Research Works

This paper introduces a nanoscale plasmonic sensor with dual-function capabilities for detecting both pressure and flow rate, designed using a metal-insulator-metal (MIM) bus waveguide coupled with a resonator featuring a horizontal slot and multiple stubs. The sensor demonstrates high pressure sensitivity, achieving 1100.70 nm/MPa for pressure detection, with a Figure of Merit (FOM) of 4.6054, and effectively measures flow rates from 58.544 pL/s to 356.43 pL/s using an optical spectrum analyzer (OSA). Finite Element Method (FEM) simulations were employed to analyze the pressure-induced wavelength shifts, enhancing the sensor’s versatility in integrated sensing applications. The sensor’s compact footprint, simplicity, and ease of fabrication make it ideal for integration into lab-on-a-chip devices. Its dual functionality provides a novel solution for precise, real-time monitoring in biomedical and microfluidic engineering applications. 
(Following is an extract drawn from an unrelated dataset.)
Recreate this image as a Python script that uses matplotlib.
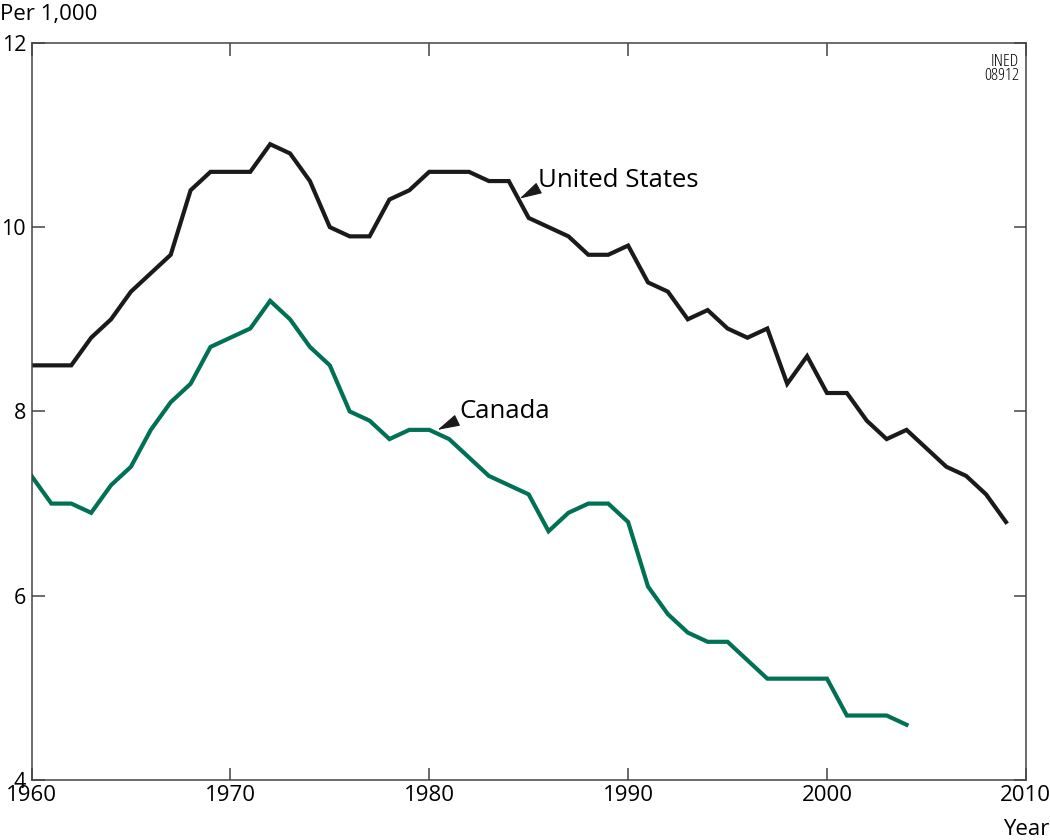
import matplotlib
matplotlib.use('Agg')
import matplotlib.pyplot as plt

plt.rcParams['font.family'] = ['Open Sans', 'DejaVu Sans']

years_us = list(range(1960, 2010))
us = [8.5, 8.5, 8.5, 8.8, 9.0, 9.3, 9.5, 9.7, 10.4, 10.6,
      10.6, 10.6, 10.9, 10.8, 10.5, 10.0, 9.9, 9.9, 10.3, 10.4,
      10.6, 10.6, 10.6, 10.5, 10.5, 10.1, 10.0, 9.9, 9.7, 9.7,
      9.8, 9.4, 9.3, 9.0, 9.1, 8.9, 8.8, 8.9, 8.3, 8.6,
      8.2, 8.2, 7.9, 7.7, 7.8, 7.6, 7.4, 7.3, 7.1, 6.8]

years_ca = list(range(1960, 2005))
canada = [7.3, 7.0, 7.0, 6.9, 7.2, 7.4, 7.8, 8.1, 8.3, 8.7,
          8.8, 8.9, 9.2, 9.0, 8.7, 8.5, 8.0, 7.9, 7.7, 7.8,
          7.8, 7.7, 7.5, 7.3, 7.2, 7.1, 6.7, 6.9, 7.0, 7.0,
          6.8, 6.1, 5.8, 5.6, 5.5, 5.5, 5.3, 5.1, 5.1, 5.1,
          5.1, 4.7, 4.7, 4.7, 4.6]

xticks = [1960, 1970, 1980, 1990, 2000, 2010]
yticks = [4, 6, 8, 10, 12]

fig = plt.figure(figsize=(10.5, 8.4), dpi=100)
ax = fig.add_axes([0.030, 0.0714, 0.947, 0.8776])

ax.plot(years_us, us, color='#1a1a1a', lw=3.0, solid_joinstyle='miter')
ax.plot(years_ca, canada, color='#007155', lw=3.0, solid_joinstyle='miter')

ax.set_xlim(1960, 2010)
ax.set_ylim(4, 12)
ax.set_xticks(xticks)
ax.set_yticks(yticks)
ax.tick_params(direction='in', length=9, width=1.1, color='#444444',
               top=True, right=True, labelsize=16)
ax.tick_params(axis='y', pad=4, labelsize=15.5)
for s in ax.spines.values():
    s.set_color('#444444')
    s.set_linewidth(1.1)

# label pointers: small wedges touching the lines
head = dict(arrowstyle='-|>,head_length=1.4,head_width=0.38',
            color='#1a1a1a', lw=0.8, shrinkA=0, shrinkB=0)
ax.annotate('', xy=(1984.55, 10.31), xytext=(1985.4, 10.41), arrowprops=head)
ax.annotate('', xy=(1980.42, 7.80), xytext=(1981.38, 7.90), arrowprops=head)

ax.text(1985.45, 10.44, 'United States', fontsize=18.5, va='baseline', ha='left')
ax.text(1981.5, 7.93, 'Canada', fontsize=18.5, va='baseline', ha='left')

ax.text(0.993, 0.985, 'INED\n08912', transform=ax.transAxes, ha='right',
        va='top', fontsize=12.5, fontstretch='condensed', linespacing=0.85)

fig.text(0.0, 0.983, 'Per 1,000', fontsize=16, ha='left', va='center')
fig.text(0.999, 0.012, 'Year', fontsize=16, ha='right', va='center')

fig.savefig('out.png', dpi=100)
This work introduces a CMOS-compatible H-shaped plasmonic sensor with a silicon–insulator–silicon (SIS) configuration, utilizing heavily doped n-type silicon as an alternative to traditional plasmonic materials like Ag and Au. By optimizing carrier concentrations, we tuned the permittivity to achieve negative real permittivity, enabling efficient Surface Plasmon Polariton (SPP) propagation. FEM simulations yielded a peak sensitivity of 5841.43 nm/RIU (FOM: 23.8426). The sensor also demonstrates temperature sensing (PDMS, ethanol), blood electrolyte detection (Na+, K+), chemical detection, and magnetic field sensing, showcasing the versatility of n-type silicon in plasmonic device applications. 
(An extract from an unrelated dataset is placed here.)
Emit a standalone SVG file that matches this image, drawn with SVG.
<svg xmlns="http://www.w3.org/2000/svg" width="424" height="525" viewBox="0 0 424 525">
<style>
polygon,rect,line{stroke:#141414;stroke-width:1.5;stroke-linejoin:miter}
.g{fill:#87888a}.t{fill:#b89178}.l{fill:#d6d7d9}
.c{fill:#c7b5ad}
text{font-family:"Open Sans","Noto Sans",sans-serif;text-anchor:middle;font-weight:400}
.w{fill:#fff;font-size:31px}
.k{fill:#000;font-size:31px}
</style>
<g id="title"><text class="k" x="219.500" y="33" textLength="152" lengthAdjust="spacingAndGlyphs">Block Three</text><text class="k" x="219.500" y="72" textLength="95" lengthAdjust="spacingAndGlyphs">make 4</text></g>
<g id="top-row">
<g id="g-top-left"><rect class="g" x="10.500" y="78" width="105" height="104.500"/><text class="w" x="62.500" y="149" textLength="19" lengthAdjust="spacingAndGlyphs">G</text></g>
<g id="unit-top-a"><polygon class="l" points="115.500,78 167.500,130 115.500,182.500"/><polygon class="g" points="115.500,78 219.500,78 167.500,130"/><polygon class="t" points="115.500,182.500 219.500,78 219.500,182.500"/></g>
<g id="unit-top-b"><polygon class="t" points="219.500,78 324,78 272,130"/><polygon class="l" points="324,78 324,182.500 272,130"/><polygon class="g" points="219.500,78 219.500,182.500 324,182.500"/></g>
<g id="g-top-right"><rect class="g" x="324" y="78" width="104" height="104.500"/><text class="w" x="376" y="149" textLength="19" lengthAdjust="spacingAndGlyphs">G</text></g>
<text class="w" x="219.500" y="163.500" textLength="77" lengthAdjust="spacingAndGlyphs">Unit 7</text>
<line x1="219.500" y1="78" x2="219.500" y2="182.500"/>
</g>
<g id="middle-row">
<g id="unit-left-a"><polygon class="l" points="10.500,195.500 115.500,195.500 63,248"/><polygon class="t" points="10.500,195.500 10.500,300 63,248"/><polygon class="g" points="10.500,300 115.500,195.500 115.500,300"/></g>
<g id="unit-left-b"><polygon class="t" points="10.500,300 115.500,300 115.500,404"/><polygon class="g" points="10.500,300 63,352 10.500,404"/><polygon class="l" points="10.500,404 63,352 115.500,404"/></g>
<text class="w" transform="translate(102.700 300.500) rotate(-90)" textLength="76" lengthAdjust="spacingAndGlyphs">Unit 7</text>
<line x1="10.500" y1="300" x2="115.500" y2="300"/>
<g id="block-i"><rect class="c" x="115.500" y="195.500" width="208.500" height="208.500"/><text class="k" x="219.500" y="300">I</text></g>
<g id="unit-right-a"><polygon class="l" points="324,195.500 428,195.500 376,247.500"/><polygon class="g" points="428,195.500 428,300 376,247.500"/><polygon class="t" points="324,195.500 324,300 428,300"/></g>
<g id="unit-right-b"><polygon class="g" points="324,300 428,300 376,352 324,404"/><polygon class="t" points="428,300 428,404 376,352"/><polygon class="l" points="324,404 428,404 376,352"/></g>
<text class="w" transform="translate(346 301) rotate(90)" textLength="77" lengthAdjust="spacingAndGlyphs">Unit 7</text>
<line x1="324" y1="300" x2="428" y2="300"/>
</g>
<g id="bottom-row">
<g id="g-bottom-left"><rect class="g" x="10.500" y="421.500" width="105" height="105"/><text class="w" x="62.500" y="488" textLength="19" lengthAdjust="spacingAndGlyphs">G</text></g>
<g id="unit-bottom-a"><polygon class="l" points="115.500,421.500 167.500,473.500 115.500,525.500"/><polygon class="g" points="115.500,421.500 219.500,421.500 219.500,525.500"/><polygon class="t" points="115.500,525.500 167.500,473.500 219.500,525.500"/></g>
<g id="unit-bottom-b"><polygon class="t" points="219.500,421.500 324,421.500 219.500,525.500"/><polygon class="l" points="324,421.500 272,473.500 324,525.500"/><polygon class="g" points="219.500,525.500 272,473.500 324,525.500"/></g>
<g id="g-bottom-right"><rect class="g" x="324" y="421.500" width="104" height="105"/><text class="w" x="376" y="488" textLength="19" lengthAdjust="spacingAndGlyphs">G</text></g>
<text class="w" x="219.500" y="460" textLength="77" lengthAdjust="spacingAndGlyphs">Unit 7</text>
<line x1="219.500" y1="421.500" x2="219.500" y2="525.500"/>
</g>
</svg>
This paper presents a novel oxidation-resistant plasmonic MIM biosensor designed for real-time urea and glucose detection in urine, aiding in diabetes and kidney disease (DKD) diagnosis. The biosensor features a four-hand-shaped fan resonator with integrated nanodots and stubs, optimized via FEM simulations. It achieves a maximum sensitivity of 2470.48 nm/RIU (FOM: 50.15). The use of Au for oxidation resistance ensures chemical stability, making it a viable candidate for point-of-care DKD monitoring. By leveraging SPP interactions in MIM structures, the sensor enables real-time, highly sensitive biomarker detection for improved disease diagnostics.